The request
Restate the records below word for word.

##### Records supplied

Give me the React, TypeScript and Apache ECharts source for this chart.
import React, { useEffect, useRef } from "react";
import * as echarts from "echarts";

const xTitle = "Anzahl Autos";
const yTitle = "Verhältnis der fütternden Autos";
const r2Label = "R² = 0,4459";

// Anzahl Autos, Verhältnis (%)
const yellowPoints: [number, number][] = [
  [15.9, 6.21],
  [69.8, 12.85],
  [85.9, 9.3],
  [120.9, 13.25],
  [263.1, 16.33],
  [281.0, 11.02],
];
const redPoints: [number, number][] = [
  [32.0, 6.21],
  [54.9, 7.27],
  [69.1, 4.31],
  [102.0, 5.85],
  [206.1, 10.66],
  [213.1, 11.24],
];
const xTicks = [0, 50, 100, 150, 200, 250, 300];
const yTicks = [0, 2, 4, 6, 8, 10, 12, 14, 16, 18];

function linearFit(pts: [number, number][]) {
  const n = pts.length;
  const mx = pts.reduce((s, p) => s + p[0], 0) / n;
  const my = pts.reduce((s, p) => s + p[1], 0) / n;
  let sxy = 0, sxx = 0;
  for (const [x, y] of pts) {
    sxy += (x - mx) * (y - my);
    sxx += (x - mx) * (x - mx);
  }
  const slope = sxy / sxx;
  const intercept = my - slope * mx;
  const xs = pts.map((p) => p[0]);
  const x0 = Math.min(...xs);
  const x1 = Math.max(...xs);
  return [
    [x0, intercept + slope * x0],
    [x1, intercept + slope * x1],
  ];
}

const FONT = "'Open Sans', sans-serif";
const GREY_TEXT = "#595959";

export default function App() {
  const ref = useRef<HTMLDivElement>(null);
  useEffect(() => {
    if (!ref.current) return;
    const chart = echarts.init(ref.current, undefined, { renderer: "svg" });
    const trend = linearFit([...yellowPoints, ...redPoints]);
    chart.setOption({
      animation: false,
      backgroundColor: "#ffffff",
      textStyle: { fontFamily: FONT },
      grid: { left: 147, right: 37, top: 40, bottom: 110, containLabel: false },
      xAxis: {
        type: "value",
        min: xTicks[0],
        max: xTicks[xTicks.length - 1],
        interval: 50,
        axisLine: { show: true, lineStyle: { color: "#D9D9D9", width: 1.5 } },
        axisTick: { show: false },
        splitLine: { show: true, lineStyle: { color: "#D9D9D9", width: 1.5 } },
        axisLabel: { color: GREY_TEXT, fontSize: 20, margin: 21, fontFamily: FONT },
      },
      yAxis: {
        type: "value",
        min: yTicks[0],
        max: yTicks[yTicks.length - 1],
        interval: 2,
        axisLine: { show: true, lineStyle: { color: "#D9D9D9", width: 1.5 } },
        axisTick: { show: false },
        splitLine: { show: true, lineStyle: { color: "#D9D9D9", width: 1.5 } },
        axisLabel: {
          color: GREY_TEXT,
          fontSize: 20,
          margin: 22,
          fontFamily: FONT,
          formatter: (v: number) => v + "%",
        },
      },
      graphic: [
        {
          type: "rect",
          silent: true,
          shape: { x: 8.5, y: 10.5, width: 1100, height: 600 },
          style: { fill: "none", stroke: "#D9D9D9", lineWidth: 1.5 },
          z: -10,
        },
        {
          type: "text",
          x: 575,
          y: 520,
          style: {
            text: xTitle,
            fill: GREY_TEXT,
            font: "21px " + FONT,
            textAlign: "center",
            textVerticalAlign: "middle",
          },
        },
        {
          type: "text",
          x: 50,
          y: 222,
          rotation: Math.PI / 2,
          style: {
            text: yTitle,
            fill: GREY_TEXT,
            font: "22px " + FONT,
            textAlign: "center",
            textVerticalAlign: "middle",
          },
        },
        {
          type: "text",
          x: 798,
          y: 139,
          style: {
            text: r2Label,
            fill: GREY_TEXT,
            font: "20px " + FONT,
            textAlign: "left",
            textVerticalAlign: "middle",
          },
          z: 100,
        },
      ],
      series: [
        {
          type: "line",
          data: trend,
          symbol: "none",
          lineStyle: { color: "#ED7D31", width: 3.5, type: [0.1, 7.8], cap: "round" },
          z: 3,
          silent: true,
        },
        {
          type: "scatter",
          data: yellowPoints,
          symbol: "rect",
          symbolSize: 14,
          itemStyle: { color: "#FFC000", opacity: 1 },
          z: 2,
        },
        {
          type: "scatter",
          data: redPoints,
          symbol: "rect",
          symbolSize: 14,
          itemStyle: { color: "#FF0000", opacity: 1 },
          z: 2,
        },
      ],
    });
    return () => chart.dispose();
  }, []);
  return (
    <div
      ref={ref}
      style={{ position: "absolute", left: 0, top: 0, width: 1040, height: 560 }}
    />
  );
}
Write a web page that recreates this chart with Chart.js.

##########

Output for this task
Give me the React, TypeScript and Apache ECharts source for this chart.
import React, { useEffect, useRef } from "react";
import * as echarts from "echarts";

const xTitle = "Anzahl Autos";
const yTitle = "Verhältnis der fütternden Autos";
const r2Label = "R² = 0,4459";

// Anzahl Autos, Verhältnis (%)
const yellowPoints: [number, number][] = [
  [15.9, 6.21],
  [69.8, 12.85],
  [85.9, 9.3],
  [120.9, 13.25],
  [263.1, 16.33],
  [281.0, 11.02],
];
const redPoints: [number, number][] = [
  [32.0, 6.21],
  [54.9, 7.27],
  [69.1, 4.31],
  [102.0, 5.85],
  [206.1, 10.66],
  [213.1, 11.24],
];
const xTicks = [0, 50, 100, 150, 200, 250, 300];
const yTicks = [0, 2, 4, 6, 8, 10, 12, 14, 16, 18];

function linearFit(pts: [number, number][]) {
  const n = pts.length;
  const mx = pts.reduce((s, p) => s + p[0], 0) / n;
  const my = pts.reduce((s, p) => s + p[1], 0) / n;
  let sxy = 0, sxx = 0;
  for (const [x, y] of pts) {
    sxy += (x - mx) * (y - my);
    sxx += (x - mx) * (x - mx);
  }
  const slope = sxy / sxx;
  const intercept = my - slope * mx;
  const xs = pts.map((p) => p[0]);
  const x0 = Math.min(...xs);
  const x1 = Math.max(...xs);
  return [
    [x0, intercept + slope * x0],
    [x1, intercept + slope * x1],
  ];
}

const FONT = "'Open Sans', sans-serif";
const GREY_TEXT = "#595959";

export default function App() {
  const ref = useRef<HTMLDivElement>(null);
  useEffect(() => {
    if (!ref.current) return;
    const chart = echarts.init(ref.current, undefined, { renderer: "svg" });
    const trend = linearFit([...yellowPoints, ...redPoints]);
    chart.setOption({
      animation: false,
      backgroundColor: "#ffffff",
      textStyle: { fontFamily: FONT },
      grid: { left: 147, right: 37, top: 40, bottom: 110, containLabel: false },
      xAxis: {
        type: "value",
        min: xTicks[0],
        max: xTicks[xTicks.length - 1],
        interval: 50,
        axisLine: { show: true, lineStyle: { color: "#D9D9D9", width: 1.5 } },
        axisTick: { show: false },
        splitLine: { show: true, lineStyle: { color: "#D9D9D9", width: 1.5 } },
        axisLabel: { color: GREY_TEXT, fontSize: 20, margin: 21, fontFamily: FONT },
      },
      yAxis: {
        type: "value",
        min: yTicks[0],
        max: yTicks[yTicks.length - 1],
        interval: 2,
        axisLine: { show: true, lineStyle: { color: "#D9D9D9", width: 1.5 } },
        axisTick: { show: false },
        splitLine: { show: true, lineStyle: { color: "#D9D9D9", width: 1.5 } },
        axisLabel: {
          color: GREY_TEXT,
          fontSize: 20,
          margin: 22,
          fontFamily: FONT,
          formatter: (v: number) => v + "%",
        },
      },
      graphic: [
        {
          type: "rect",
          silent: true,
          shape: { x: 8.5, y: 10.5, width: 1100, height: 600 },
          style: { fill: "none", stroke: "#D9D9D9", lineWidth: 1.5 },
          z: -10,
        },
        {
          type: "text",
          x: 575,
          y: 520,
          style: {
            text: xTitle,
            fill: GREY_TEXT,
            font: "21px " + FONT,
            textAlign: "center",
            textVerticalAlign: "middle",
          },
        },
        {
          type: "text",
          x: 50,
          y: 222,
          rotation: Math.PI / 2,
          style: {
            text: yTitle,
            fill: GREY_TEXT,
            font: "22px " + FONT,
            textAlign: "center",
            textVerticalAlign: "middle",
          },
        },
        {
          type: "text",
          x: 798,
          y: 139,
          style: {
            text: r2Label,
            fill: GREY_TEXT,
            font: "20px " + FONT,
            textAlign: "left",
            textVerticalAlign: "middle",
          },
          z: 100,
        },
      ],
      series: [
        {
          type: "line",
          data: trend,
          symbol: "none",
          lineStyle: { color: "#ED7D31", width: 3.5, type: [0.1, 7.8], cap: "round" },
          z: 3,
          silent: true,
        },
        {
          type: "scatter",
          data: yellowPoints,
          symbol: "rect",
          symbolSize: 14,
          itemStyle: { color: "#FFC000", opacity: 1 },
          z: 2,
        },
        {
          type: "scatter",
          data: redPoints,
          symbol: "rect",
          symbolSize: 14,
          itemStyle: { color: "#FF0000", opacity: 1 },
          z: 2,
        },
      ],
    });
    return () => chart.dispose();
  }, []);
  return (
    <div
      ref={ref}
      style={{ position: "absolute", left: 0, top: 0, width: 1040, height: 560 }}
    />
  );
}
Write a web page that recreates this chart with Chart.js.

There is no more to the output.